Une lettre ouverte adressée à Ursula von der Leyen, signée par 46 dirigeants de grandes entreprises européennes, relance le débat sur la mise en œuvre du règlement européen sur l’intelligence artificielle (AI Act). Parmi les signataires, figurent les PDG de TotalEnergies, Airbus, Carrefour, Dassault Systèmes, Lufthansa, Siemens ou encore Mistral AI.
Tous appellent à une suspension de deux ans du calendrier réglementaire, jugeant que cette régulation pourrait freiner la compétitivité de l’industrie du continent, à rebours de l’objectif affiché d’une souveraineté numérique européenne.
Cette offensive des grands patrons européens fait écho aux efforts de lobbying déployés depuis plusieurs mois par les géants américains de la tech, qui demandent eux aussi un assouplissement du texte. OpenAI, Meta ou Microsoft ont critiqué les exigences de transparence, notamment sur les données utilisées pour entraîner leurs modèles, invoquant le risque d’atteinte au secret industriel. L’administration Trump elle-même a récemment menacé l’UE de représailles commerciales, jugeant le règlement « discriminatoire » envers les entreprises américaines.
La Commission européenne n’a pas encore tranché. Henna Virkkunen, commissaire à la souveraineté technologique, a indiqué qu’elle déciderait avant la fin août si l’AI Act devait être retardé ou non.
Certains observateurs dénoncent une tentative de dérégulation rampante au nom de la compétitivité.
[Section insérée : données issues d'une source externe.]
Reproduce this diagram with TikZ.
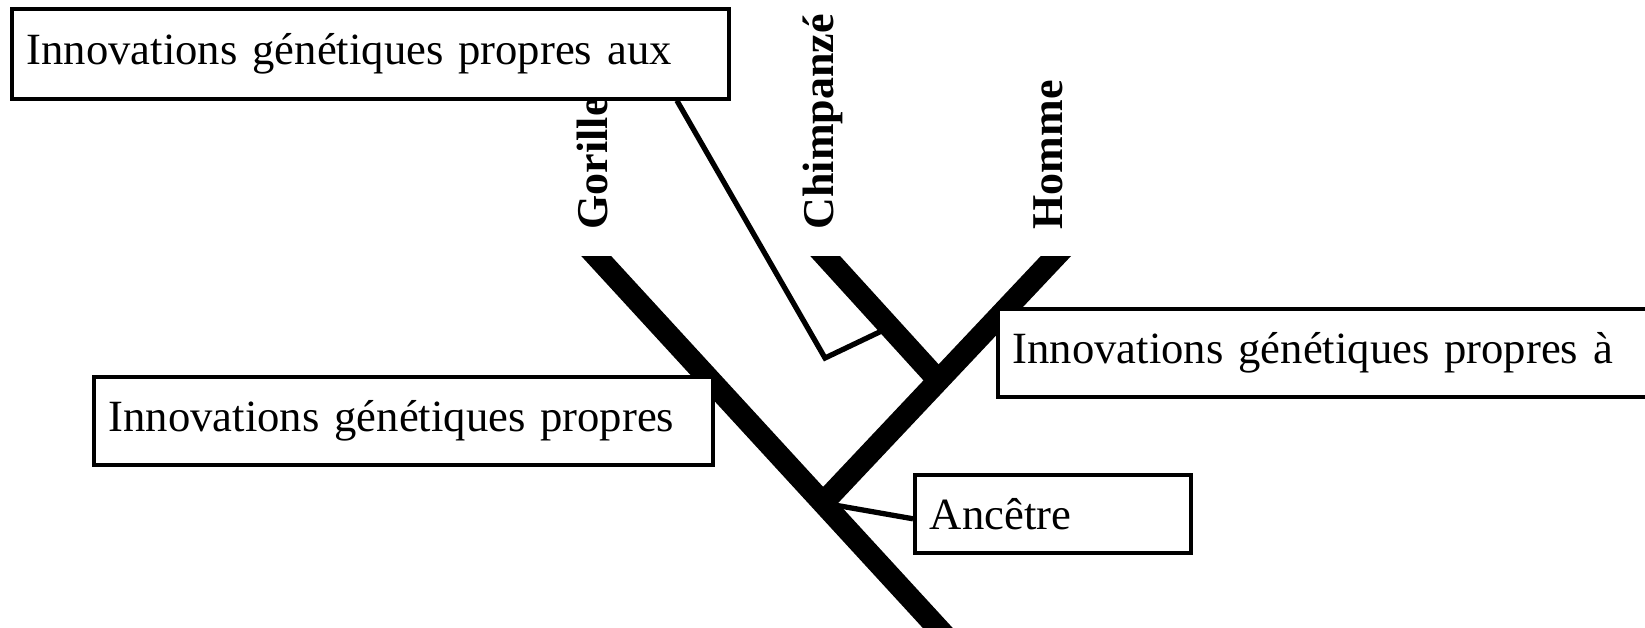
\documentclass[tikz,border=0pt]{standalone}
\usepackage{fontspec}
\setmainfont{Liberation Serif}
\usetikzlibrary{calc}
\tikzstyle{box} = [rectangle, draw=black, line width=1pt, fill=white, anchor=north west, align=left, inner xsep=0.15cm, inner ysep=0pt, font=\fontsize{12.7}{15}\selectfont]
\tikzstyle{species} = [rotate=90, anchor=base west, inner sep=0pt, font=\bfseries\fontsize{12.5}{15}\selectfont]
\tikzstyle{branch} = [line width=0.22cm, line cap=butt]
\tikzstyle{line} = [line width=1.5pt]

\begin{document}
\begin{tikzpicture}[x=0.01cm, y=-0.01cm]
\useasboundingbox (0,0) rectangle (1645,627);

% Tree
\coordinate (gorTop) at (581.5,240);
\coordinate (chimpTop) at (810.6,240);
\coordinate (hommeTop) at (1071,240);
\coordinate (root) at (823,503);
\coordinate (hc) at (938,380);
\coordinate (trunkEnd) at (958,650);
\begin{scope}
\clip (0,256) rectangle (1645,627);
\draw[branch] (gorTop) -- (trunkEnd);
\draw[branch] (hommeTop) -- (root);
\draw[branch] (chimpTop) -- (hc);
\end{scope}

% Nodes
\node (aux) [box, text width=6.87cm, minimum height=0.9cm] at (10,7) {Innovations génétiques propres aux};
\node (propres) [box, text width=5.89cm, minimum height=0.88cm] at (92,375) {Innovations génétiques propres};
\node (propresA) [box, text width=6.4cm, minimum height=0.88cm] at (996,307) {Innovations génétiques propres à};
\node (ancetre) [box, text width=2.46cm, minimum height=0.78cm] at (913,473) {Ancêtre};

% Species
\node (gorille) [species] at (607,230) {Gorille};
\node (chimp) [species] at (833,230) {Chimpanzé};
\node (homme) [species] at (1062,230) {Homme};

% Lines
\coordinate (bend) at (825,358);
\coordinate (onChimp) at (890,327);
\draw [line] ([xshift=-0.54cm]aux.south east) -- (bend) -- (onChimp);
\draw [line] (root) -- ([yshift=-0.05cm]ancetre.west);

\end{tikzpicture}
\end{document}
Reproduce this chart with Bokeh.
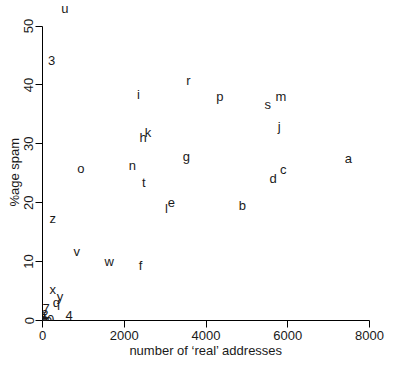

Selon eux, le risque serait de retarder la mise en place de garde-fous éthiques face à des technologies à fort potentiel de discrimination ou de surveillance.
La présidence polonaise du Conseil de l’UE s’est également prononcée en faveur d’un réexamen de l’AI Act, dans le cadre d’un chantier plus large de simplification réglementaire. Ce signal institutionnel s’ajoute aux nombreuses pressions actuelles pesant sur le calendrier d’application du règlement.